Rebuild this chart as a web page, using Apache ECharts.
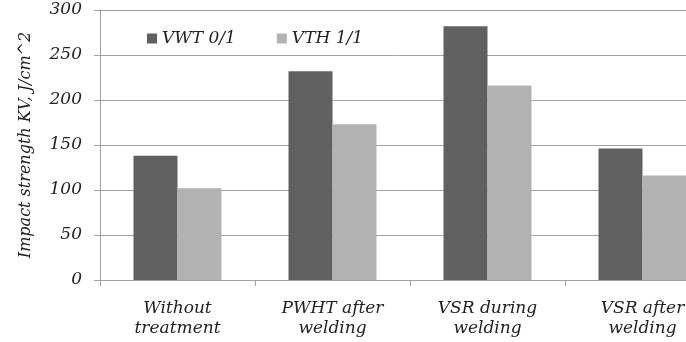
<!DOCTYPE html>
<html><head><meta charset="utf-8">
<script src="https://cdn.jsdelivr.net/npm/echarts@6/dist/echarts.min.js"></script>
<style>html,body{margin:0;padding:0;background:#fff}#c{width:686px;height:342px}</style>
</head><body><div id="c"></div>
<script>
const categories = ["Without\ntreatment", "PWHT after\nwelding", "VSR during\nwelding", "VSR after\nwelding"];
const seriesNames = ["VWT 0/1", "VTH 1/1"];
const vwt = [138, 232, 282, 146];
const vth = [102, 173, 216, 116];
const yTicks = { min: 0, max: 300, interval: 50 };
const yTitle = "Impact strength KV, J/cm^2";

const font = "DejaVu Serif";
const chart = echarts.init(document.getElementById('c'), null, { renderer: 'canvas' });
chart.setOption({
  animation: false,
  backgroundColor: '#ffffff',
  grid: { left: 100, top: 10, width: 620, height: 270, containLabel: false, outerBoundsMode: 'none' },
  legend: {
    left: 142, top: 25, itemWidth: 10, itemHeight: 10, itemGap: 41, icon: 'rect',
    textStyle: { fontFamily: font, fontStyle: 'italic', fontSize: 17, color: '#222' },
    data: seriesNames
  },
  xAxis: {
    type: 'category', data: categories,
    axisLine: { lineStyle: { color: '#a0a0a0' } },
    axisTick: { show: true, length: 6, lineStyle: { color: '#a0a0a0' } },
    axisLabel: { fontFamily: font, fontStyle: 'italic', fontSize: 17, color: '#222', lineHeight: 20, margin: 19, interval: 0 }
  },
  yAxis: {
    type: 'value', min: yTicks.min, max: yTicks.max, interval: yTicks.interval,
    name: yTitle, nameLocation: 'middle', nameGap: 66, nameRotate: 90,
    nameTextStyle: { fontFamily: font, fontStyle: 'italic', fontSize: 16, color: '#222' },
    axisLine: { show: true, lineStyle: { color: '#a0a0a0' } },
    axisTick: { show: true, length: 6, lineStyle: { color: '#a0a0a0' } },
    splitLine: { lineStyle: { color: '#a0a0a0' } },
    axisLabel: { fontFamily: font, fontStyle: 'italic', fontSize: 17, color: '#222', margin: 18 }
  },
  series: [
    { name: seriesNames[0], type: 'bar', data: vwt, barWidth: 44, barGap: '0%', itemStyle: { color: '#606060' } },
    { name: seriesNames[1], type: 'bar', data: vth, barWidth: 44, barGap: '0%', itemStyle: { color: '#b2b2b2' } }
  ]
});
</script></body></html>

__Required task__
Repeat the data exactly, dropping every picture it holds.

__Exercise output__
Rebuild this chart as a web page, using Apache ECharts.
<!DOCTYPE html>
<html><head><meta charset="utf-8">
<script src="https://cdn.jsdelivr.net/npm/echarts@6/dist/echarts.min.js"></script>
<style>html,body{margin:0;padding:0;background:#fff}#c{width:686px;height:342px}</style>
</head><body><div id="c"></div>
<script>
const categories = ["Without\ntreatment", "PWHT after\nwelding", "VSR during\nwelding", "VSR after\nwelding"];
const seriesNames = ["VWT 0/1", "VTH 1/1"];
const vwt = [138, 232, 282, 146];
const vth = [102, 173, 216, 116];
const yTicks = { min: 0, max: 300, interval: 50 };
const yTitle = "Impact strength KV, J/cm^2";

const font = "DejaVu Serif";
const chart = echarts.init(document.getElementById('c'), null, { renderer: 'canvas' });
chart.setOption({
  animation: false,
  backgroundColor: '#ffffff',
  grid: { left: 100, top: 10, width: 620, height: 270, containLabel: false, outerBoundsMode: 'none' },
  legend: {
    left: 142, top: 25, itemWidth: 10, itemHeight: 10, itemGap: 41, icon: 'rect',
    textStyle: { fontFamily: font, fontStyle: 'italic', fontSize: 17, color: '#222' },
    data: seriesNames
  },
  xAxis: {
    type: 'category', data: categories,
    axisLine: { lineStyle: { color: '#a0a0a0' } },
    axisTick: { show: true, length: 6, lineStyle: { color: '#a0a0a0' } },
    axisLabel: { fontFamily: font, fontStyle: 'italic', fontSize: 17, color: '#222', lineHeight: 20, margin: 19, interval: 0 }
  },
  yAxis: {
    type: 'value', min: yTicks.min, max: yTicks.max, interval: yTicks.interval,
    name: yTitle, nameLocation: 'middle', nameGap: 66, nameRotate: 90,
    nameTextStyle: { fontFamily: font, fontStyle: 'italic', fontSize: 16, color: '#222' },
    axisLine: { show: true, lineStyle: { color: '#a0a0a0' } },
    axisTick: { show: true, length: 6, lineStyle: { color: '#a0a0a0' } },
    splitLine: { lineStyle: { color: '#a0a0a0' } },
    axisLabel: { fontFamily: font, fontStyle: 'italic', fontSize: 17, color: '#222', margin: 18 }
  },
  series: [
    { name: seriesNames[0], type: 'bar', data: vwt, barWidth: 44, barGap: '0%', itemStyle: { color: '#606060' } },
    { name: seriesNames[1], type: 'bar', data: vth, barWidth: 44, barGap: '0%', itemStyle: { color: '#b2b2b2' } }
  ]
});
</script></body></html>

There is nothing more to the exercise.